====== Material for the task ======

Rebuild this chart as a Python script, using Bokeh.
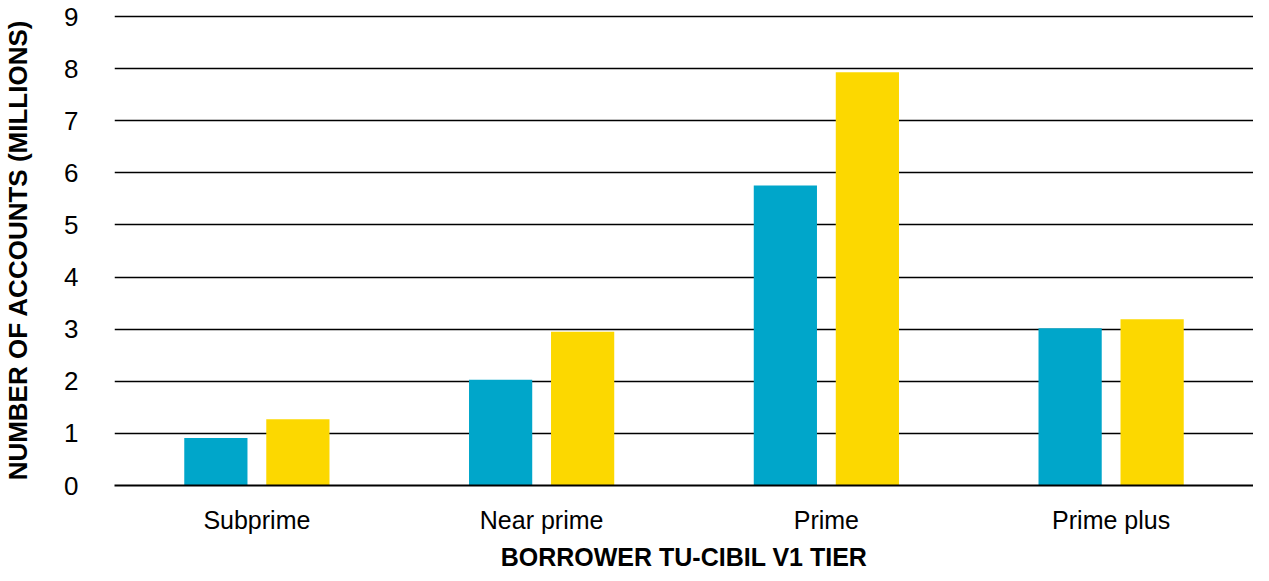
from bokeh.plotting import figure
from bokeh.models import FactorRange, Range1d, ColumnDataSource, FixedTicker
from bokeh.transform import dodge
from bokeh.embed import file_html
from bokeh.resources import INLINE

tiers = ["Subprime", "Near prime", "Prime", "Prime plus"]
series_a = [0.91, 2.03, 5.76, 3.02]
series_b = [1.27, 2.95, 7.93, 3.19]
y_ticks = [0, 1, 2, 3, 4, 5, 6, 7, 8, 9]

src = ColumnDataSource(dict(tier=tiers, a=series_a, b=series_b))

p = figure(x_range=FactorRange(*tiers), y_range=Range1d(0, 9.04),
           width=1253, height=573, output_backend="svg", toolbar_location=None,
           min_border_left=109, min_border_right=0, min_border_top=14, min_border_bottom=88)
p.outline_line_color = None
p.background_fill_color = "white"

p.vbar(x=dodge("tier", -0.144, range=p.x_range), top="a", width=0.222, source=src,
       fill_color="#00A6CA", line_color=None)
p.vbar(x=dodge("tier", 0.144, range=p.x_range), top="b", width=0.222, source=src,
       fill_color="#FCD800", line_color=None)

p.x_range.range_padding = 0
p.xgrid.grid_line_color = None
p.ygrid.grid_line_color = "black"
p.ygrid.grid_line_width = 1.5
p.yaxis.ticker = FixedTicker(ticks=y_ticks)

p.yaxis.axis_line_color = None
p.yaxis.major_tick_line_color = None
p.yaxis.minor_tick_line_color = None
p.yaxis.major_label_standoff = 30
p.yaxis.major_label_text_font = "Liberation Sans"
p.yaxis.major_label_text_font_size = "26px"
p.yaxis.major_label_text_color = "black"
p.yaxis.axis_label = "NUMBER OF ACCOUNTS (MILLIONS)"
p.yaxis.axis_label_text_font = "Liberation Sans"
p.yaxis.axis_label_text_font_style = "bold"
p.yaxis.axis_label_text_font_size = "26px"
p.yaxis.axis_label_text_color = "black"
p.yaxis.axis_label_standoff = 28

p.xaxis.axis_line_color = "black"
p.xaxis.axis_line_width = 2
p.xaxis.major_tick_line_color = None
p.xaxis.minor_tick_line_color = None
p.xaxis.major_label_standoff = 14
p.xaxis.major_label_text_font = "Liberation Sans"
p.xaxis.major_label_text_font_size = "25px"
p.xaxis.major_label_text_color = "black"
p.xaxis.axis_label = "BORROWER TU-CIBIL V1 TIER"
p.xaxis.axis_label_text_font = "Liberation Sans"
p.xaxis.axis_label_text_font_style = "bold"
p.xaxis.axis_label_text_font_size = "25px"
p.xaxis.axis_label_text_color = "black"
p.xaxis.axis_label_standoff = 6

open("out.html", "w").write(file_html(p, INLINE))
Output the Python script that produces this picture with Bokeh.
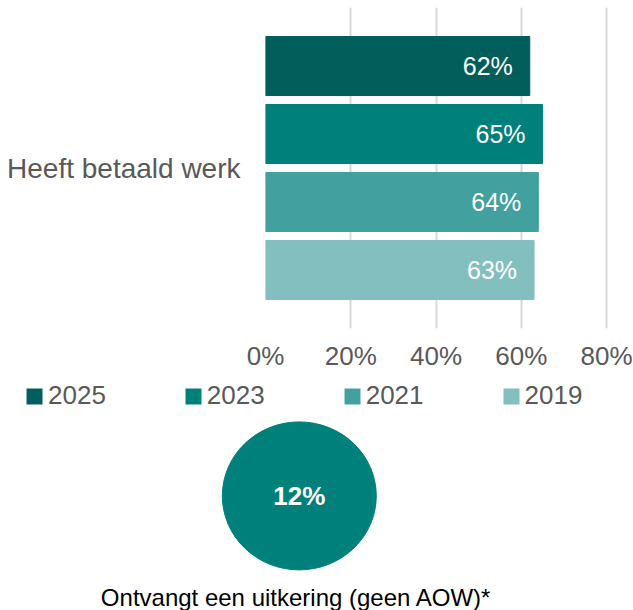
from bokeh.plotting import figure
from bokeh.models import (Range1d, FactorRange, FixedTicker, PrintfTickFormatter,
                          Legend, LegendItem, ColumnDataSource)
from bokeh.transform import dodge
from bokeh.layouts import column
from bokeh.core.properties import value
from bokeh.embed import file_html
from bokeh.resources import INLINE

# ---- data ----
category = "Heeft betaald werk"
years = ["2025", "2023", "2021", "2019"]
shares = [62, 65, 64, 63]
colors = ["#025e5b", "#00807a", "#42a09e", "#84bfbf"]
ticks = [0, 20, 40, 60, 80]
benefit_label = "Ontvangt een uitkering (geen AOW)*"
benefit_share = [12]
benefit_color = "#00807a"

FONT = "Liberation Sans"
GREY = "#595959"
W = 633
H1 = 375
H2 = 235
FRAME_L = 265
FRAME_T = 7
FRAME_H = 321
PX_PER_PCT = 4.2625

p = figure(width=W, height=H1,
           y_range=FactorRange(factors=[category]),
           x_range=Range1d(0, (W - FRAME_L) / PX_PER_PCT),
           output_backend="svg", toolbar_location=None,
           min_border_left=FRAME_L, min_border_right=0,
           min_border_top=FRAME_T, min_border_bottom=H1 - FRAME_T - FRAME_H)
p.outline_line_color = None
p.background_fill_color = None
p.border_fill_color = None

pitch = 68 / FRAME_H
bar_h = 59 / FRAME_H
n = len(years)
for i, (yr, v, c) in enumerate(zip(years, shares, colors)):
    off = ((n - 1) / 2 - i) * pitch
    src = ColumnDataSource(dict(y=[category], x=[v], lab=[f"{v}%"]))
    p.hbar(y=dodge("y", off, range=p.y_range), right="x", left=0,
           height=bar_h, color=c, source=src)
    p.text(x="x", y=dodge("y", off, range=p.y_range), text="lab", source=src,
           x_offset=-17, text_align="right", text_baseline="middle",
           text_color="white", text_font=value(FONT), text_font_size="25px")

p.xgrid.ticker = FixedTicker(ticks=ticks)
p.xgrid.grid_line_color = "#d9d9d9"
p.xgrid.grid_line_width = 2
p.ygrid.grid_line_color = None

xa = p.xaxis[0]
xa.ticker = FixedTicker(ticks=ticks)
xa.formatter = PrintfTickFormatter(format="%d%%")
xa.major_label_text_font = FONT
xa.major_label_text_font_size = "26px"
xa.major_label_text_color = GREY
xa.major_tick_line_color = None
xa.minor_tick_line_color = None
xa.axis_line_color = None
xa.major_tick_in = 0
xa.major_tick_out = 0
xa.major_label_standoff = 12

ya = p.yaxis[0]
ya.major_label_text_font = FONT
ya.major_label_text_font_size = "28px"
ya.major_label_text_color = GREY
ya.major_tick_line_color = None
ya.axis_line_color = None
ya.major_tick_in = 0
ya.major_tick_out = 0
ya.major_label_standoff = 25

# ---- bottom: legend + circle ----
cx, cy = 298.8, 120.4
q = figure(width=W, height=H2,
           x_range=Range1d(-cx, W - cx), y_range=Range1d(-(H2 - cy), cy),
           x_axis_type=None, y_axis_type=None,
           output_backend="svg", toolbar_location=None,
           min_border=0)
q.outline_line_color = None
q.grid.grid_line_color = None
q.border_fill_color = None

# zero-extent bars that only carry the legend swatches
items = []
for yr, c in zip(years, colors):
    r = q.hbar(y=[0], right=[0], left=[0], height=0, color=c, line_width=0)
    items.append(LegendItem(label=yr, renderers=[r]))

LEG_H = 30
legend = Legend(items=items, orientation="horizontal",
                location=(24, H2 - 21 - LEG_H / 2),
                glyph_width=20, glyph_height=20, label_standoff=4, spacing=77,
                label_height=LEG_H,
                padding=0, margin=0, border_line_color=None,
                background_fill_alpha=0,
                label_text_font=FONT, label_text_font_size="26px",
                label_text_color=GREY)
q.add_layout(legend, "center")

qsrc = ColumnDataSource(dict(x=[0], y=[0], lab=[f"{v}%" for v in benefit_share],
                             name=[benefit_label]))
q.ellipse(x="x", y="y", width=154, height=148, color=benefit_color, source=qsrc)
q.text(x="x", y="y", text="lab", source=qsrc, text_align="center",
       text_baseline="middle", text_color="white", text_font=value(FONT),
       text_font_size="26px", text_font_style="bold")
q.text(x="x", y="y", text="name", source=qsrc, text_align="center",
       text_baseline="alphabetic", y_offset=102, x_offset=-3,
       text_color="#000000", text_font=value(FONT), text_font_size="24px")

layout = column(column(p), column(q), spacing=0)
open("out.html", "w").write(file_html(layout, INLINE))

======

*Short exercise*:
Please transcribe the material above exactly as written. Leave the pictures out.

*Solution below*:
Rebuild this chart as a Python script, using Bokeh.
from bokeh.plotting import figure
from bokeh.models import FactorRange, Range1d, ColumnDataSource, FixedTicker
from bokeh.transform import dodge
from bokeh.embed import file_html
from bokeh.resources import INLINE

tiers = ["Subprime", "Near prime", "Prime", "Prime plus"]
series_a = [0.91, 2.03, 5.76, 3.02]
series_b = [1.27, 2.95, 7.93, 3.19]
y_ticks = [0, 1, 2, 3, 4, 5, 6, 7, 8, 9]

src = ColumnDataSource(dict(tier=tiers, a=series_a, b=series_b))

p = figure(x_range=FactorRange(*tiers), y_range=Range1d(0, 9.04),
           width=1253, height=573, output_backend="svg", toolbar_location=None,
           min_border_left=109, min_border_right=0, min_border_top=14, min_border_bottom=88)
p.outline_line_color = None
p.background_fill_color = "white"

p.vbar(x=dodge("tier", -0.144, range=p.x_range), top="a", width=0.222, source=src,
       fill_color="#00A6CA", line_color=None)
p.vbar(x=dodge("tier", 0.144, range=p.x_range), top="b", width=0.222, source=src,
       fill_color="#FCD800", line_color=None)

p.x_range.range_padding = 0
p.xgrid.grid_line_color = None
p.ygrid.grid_line_color = "black"
p.ygrid.grid_line_width = 1.5
p.yaxis.ticker = FixedTicker(ticks=y_ticks)

p.yaxis.axis_line_color = None
p.yaxis.major_tick_line_color = None
p.yaxis.minor_tick_line_color = None
p.yaxis.major_label_standoff = 30
p.yaxis.major_label_text_font = "Liberation Sans"
p.yaxis.major_label_text_font_size = "26px"
p.yaxis.major_label_text_color = "black"
p.yaxis.axis_label = "NUMBER OF ACCOUNTS (MILLIONS)"
p.yaxis.axis_label_text_font = "Liberation Sans"
p.yaxis.axis_label_text_font_style = "bold"
p.yaxis.axis_label_text_font_size = "26px"
p.yaxis.axis_label_text_color = "black"
p.yaxis.axis_label_standoff = 28

p.xaxis.axis_line_color = "black"
p.xaxis.axis_line_width = 2
p.xaxis.major_tick_line_color = None
p.xaxis.minor_tick_line_color = None
p.xaxis.major_label_standoff = 14
p.xaxis.major_label_text_font = "Liberation Sans"
p.xaxis.major_label_text_font_size = "25px"
p.xaxis.major_label_text_color = "black"
p.xaxis.axis_label = "BORROWER TU-CIBIL V1 TIER"
p.xaxis.axis_label_text_font = "Liberation Sans"
p.xaxis.axis_label_text_font_style = "bold"
p.xaxis.axis_label_text_font_size = "25px"
p.xaxis.axis_label_text_color = "black"
p.xaxis.axis_label_standoff = 6

open("out.html", "w").write(file_html(p, INLINE))
Output the Python script that produces this picture with Bokeh.
from bokeh.plotting import figure
from bokeh.models import (Range1d, FactorRange, FixedTicker, PrintfTickFormatter,
                          Legend, LegendItem, ColumnDataSource)
from bokeh.transform import dodge
from bokeh.layouts import column
from bokeh.core.properties import value
from bokeh.embed import file_html
from bokeh.resources import INLINE

# ---- data ----
category = "Heeft betaald werk"
years = ["2025", "2023", "2021", "2019"]
shares = [62, 65, 64, 63]
colors = ["#025e5b", "#00807a", "#42a09e", "#84bfbf"]
ticks = [0, 20, 40, 60, 80]
benefit_label = "Ontvangt een uitkering (geen AOW)*"
benefit_share = [12]
benefit_color = "#00807a"

FONT = "Liberation Sans"
GREY = "#595959"
W = 633
H1 = 375
H2 = 235
FRAME_L = 265
FRAME_T = 7
FRAME_H = 321
PX_PER_PCT = 4.2625

p = figure(width=W, height=H1,
           y_range=FactorRange(factors=[category]),
           x_range=Range1d(0, (W - FRAME_L) / PX_PER_PCT),
           output_backend="svg", toolbar_location=None,
           min_border_left=FRAME_L, min_border_right=0,
           min_border_top=FRAME_T, min_border_bottom=H1 - FRAME_T - FRAME_H)
p.outline_line_color = None
p.background_fill_color = None
p.border_fill_color = None

pitch = 68 / FRAME_H
bar_h = 59 / FRAME_H
n = len(years)
for i, (yr, v, c) in enumerate(zip(years, shares, colors)):
    off = ((n - 1) / 2 - i) * pitch
    src = ColumnDataSource(dict(y=[category], x=[v], lab=[f"{v}%"]))
    p.hbar(y=dodge("y", off, range=p.y_range), right="x", left=0,
           height=bar_h, color=c, source=src)
    p.text(x="x", y=dodge("y", off, range=p.y_range), text="lab", source=src,
           x_offset=-17, text_align="right", text_baseline="middle",
           text_color="white", text_font=value(FONT), text_font_size="25px")

p.xgrid.ticker = FixedTicker(ticks=ticks)
p.xgrid.grid_line_color = "#d9d9d9"
p.xgrid.grid_line_width = 2
p.ygrid.grid_line_color = None

xa = p.xaxis[0]
xa.ticker = FixedTicker(ticks=ticks)
xa.formatter = PrintfTickFormatter(format="%d%%")
xa.major_label_text_font = FONT
xa.major_label_text_font_size = "26px"
xa.major_label_text_color = GREY
xa.major_tick_line_color = None
xa.minor_tick_line_color = None
xa.axis_line_color = None
xa.major_tick_in = 0
xa.major_tick_out = 0
xa.major_label_standoff = 12

ya = p.yaxis[0]
ya.major_label_text_font = FONT
ya.major_label_text_font_size = "28px"
ya.major_label_text_color = GREY
ya.major_tick_line_color = None
ya.axis_line_color = None
ya.major_tick_in = 0
ya.major_tick_out = 0
ya.major_label_standoff = 25

# ---- bottom: legend + circle ----
cx, cy = 298.8, 120.4
q = figure(width=W, height=H2,
           x_range=Range1d(-cx, W - cx), y_range=Range1d(-(H2 - cy), cy),
           x_axis_type=None, y_axis_type=None,
           output_backend="svg", toolbar_location=None,
           min_border=0)
q.outline_line_color = None
q.grid.grid_line_color = None
q.border_fill_color = None

# zero-extent bars that only carry the legend swatches
items = []
for yr, c in zip(years, colors):
    r = q.hbar(y=[0], right=[0], left=[0], height=0, color=c, line_width=0)
    items.append(LegendItem(label=yr, renderers=[r]))

LEG_H = 30
legend = Legend(items=items, orientation="horizontal",
                location=(24, H2 - 21 - LEG_H / 2),
                glyph_width=20, glyph_height=20, label_standoff=4, spacing=77,
                label_height=LEG_H,
                padding=0, margin=0, border_line_color=None,
                background_fill_alpha=0,
                label_text_font=FONT, label_text_font_size="26px",
                label_text_color=GREY)
q.add_layout(legend, "center")

qsrc = ColumnDataSource(dict(x=[0], y=[0], lab=[f"{v}%" for v in benefit_share],
                             name=[benefit_label]))
q.ellipse(x="x", y="y", width=154, height=148, color=benefit_color, source=qsrc)
q.text(x="x", y="y", text="lab", source=qsrc, text_align="center",
       text_baseline="middle", text_color="white", text_font=value(FONT),
       text_font_size="26px", text_font_style="bold")
q.text(x="x", y="y", text="name", source=qsrc, text_align="center",
       text_baseline="alphabetic", y_offset=102, x_offset=-3,
       text_color="#000000", text_font=value(FONT), text_font_size="24px")

layout = column(column(p), column(q), spacing=0)
open("out.html", "w").write(file_html(layout, INLINE))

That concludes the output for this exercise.